Madrid begins partial virus lockdown amid political battle


Madrid is tackling its first day under a partial lockdown, with police controlling travel in and out of the Spanish capital that has become Europe’s biggest hot spot for the second wave of coronavirus.
The two-week ban imposed by Spain’s national government on reluctant regional officials started on Friday night at 10pm.

The measures prohibit all non-essential trips in and out of the capital and nine of its suburbs — affecting around 4.8 million people.

Police mount a checkpoint on the outskirts of Madrid

Restaurants must close at 11pm and shops at 10pm, and reduce occupancy to 50% of capacity.
Spain’s Socialist prime minister Pedro Sanchez said the steps are “critical” to stop a surging caseload and prevent a repeat of the scenes of March and April that saw hospitals overrun with dying patients.

Even though the measures are light compared with the home confinement mandated across Spain during the first wave of the virus, they have sparked a ferocious political battle between Mr Sanchez’s left-wing coalition government and the Madrid administration, run by a right-wing rival.

Pedro Sanchez

The Madrid government, led by Isabel Diaz Ayuso of the conservative Popular Party, said it would enforce the orders but it has filed an appeal at the National Court in hopes of annulling them.

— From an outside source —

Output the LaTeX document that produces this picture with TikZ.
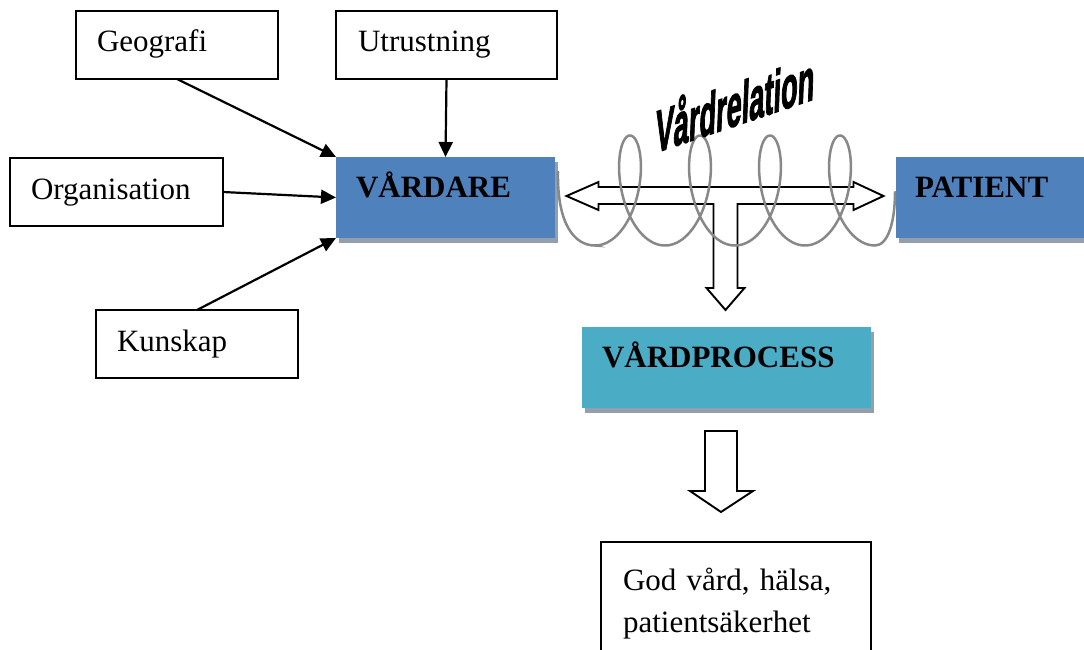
\documentclass[tikz,border=0pt]{standalone}
\usepackage{fontspec}
\setmainfont{Liberation Serif}
\newfontfamily\wordartfont[BoldFeatures={FakeBold=2.5}]{Liberation Sans}
\usetikzlibrary{arrows.meta,calc,shadows}

\definecolor{carerblue}{HTML}{4F81BD}
\definecolor{processteal}{HTML}{4BACC6}
\definecolor{boxshadow}{HTML}{929FAD}
\definecolor{coilgray}{HTML}{888888}

\begin{document}
\begin{tikzpicture}[x=1pt,y=-1pt,
  every node/.style={inner sep=0pt, outer sep=0pt},
  basefont/.style={font=\fontsize{31}{37}\selectfont},
  factorbox/.style={basefont, draw=black, line width=1.7pt, fill=white,
    anchor=north west, align=left, inner xsep=21pt,
    text height=21pt, text depth=7pt},
  keybox/.style={basefont, font=\fontsize{31}{37}\selectfont\bfseries,
    fill=#1, anchor=north west, align=left, inner xsep=20pt,
    text height=21pt, text depth=22pt, minimum height=81pt,
    drop shadow={shadow xshift=3pt, shadow yshift=-5pt, fill=boxshadow, opacity=1}},
  influence/.style={line width=2.2pt, -{Triangle[length=15pt,width=14pt]}},
  blockarrow/.style={draw=black, line width=1.9pt, fill=white, line join=miter},
  coil/.style={draw=coilgray, line width=2.5pt, line cap=round},
]
\useasboundingbox (0,0) rectangle (1084,650);
\clip (0,0) rectangle (1084,650);

% factors acting on the carer
\node[factorbox, minimum height=68pt, text width=160pt] (geo) at (76,11) {Geografi};
\node[factorbox, minimum height=68pt, text width=177pt, inner xsep=22pt] (utr) at (336,11) {Utrustning};
\node[factorbox, minimum height=68pt, text width=171pt] (org) at (10,158) {Organisation};
\node[factorbox, minimum height=68pt, text width=160pt] (kun) at (96,310) {Kunskap};

% the three central boxes
\node[keybox=carerblue, text width=179pt] (vard) at (336,157) {VÅRDARE};
\node[keybox=carerblue, text width=162pt, inner xsep=19pt] (pat) at (896,157) {PATIENT};
\node[keybox=processteal, text width=249pt] (proc) at (582,327) {VÅRDPROCESS};

% outcome
\node[basefont, font=\fontsize{31}{42}\selectfont, draw=black, line width=1.7pt,
  anchor=north west, align=left, text width=226pt, inner xsep=22pt, inner ysep=26pt]
  (res) at (601,542) {God vård, hälsa,\\patientsäkerhet};

% influences
\draw[influence] (geo.south) -- (vard.north west);
\draw[influence] (utr.south) -- (vard.north);
\draw[influence] (org.east) -- (vard.west);
\draw[influence] (kun.north) -- (vard.south west);

% two-way relation arrow with its branch down to the care process
\coordinate (hub) at ($(vard.east)!0.5!(pat.west)+(0,-1.5)$);
\draw[blockarrow, shift={(hub)}]
  (-159,0) -- (-127,-14) -- (-127,-9) -- (128,-9) -- (128,-14) -- (158,0)
  -- (128,14) -- (128,8) -- (12,8) -- (12,92) -- (19,92) -- (0,114)
  -- (-19,92) -- (-12,92) -- (-12,8) -- (-127,8) -- (-127,14) -- cycle;

% arrow from the care process to the outcome
\coordinate (dn) at ($(proc.south)+(-5.5,23)$);
\draw[blockarrow, shift={(dn)}]
  (-16,0) -- (16,0) -- (16,60) -- (32,60) -- (0,81) -- (-31,60) -- (-16,60) -- cycle;

% the coil of the care relation
\draw[coil] (558,172) .. controls (557,225) and (575,245.5) .. (595,245.5)
  -- plot[domain=pi:9*pi, samples=360, smooth]
     ({560+11.14*\x-26*sin(\x r)}, {190.5-55*cos(\x r)})
  .. controls (888,245.5) and (895,222) .. (895,192);

% slanted title of the relation
\node[anchor=base west, font=\wordartfont\bfseries\fontsize{40}{40}\selectfont,
  cm={0.68,0.23,0.06,1.5,(0,0)}] (rel) at (655,153) {Vårdrelation};
\end{tikzpicture}
\end{document}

Ms Ayuso and her regional ministers have said the restrictions will cause “chaos”, damage an already weakened economy and violate their jurisdiction as regional authorities.
Health experts have been urging Madrid to take stronger action for weeks, but the city’s health chief Enrique Ruiz Escudero argues the measures are not necessary.

The health ministry ordered compliance after Madrid refused to accept a set of health metrics to dictate when cities with populations of 100,000 of more need to adopt heavier restrictions to curb the virus.

The measures were approved by a majority of regional health authorities from Spain’s 19 regions and autonomous cities, with Madrid in the minority against them.
The government orders only allow people to cross municipal borders to commute for work, for a medical appointment, legal errands or appointments with a governmental administration.

The region had already applied similar measures to certain areas, and limited social gatherings to a maximum of six people, but infections kept rising.

Madrid is leading the resurgence of the virus in Spain, which has Europe’s highest cumulative caseload — 770,000 since the onset of the pandemic.

The capital had a two-week infection rate of 695 cases per 100,000 residents on Thursday, more than twice the national average of 274 and seven times the European average, which stood at 94 last week, according to the European Centre for Disease Control and Prevention.
More than 32,000 people have died from the virus in Spain, according to the health ministry.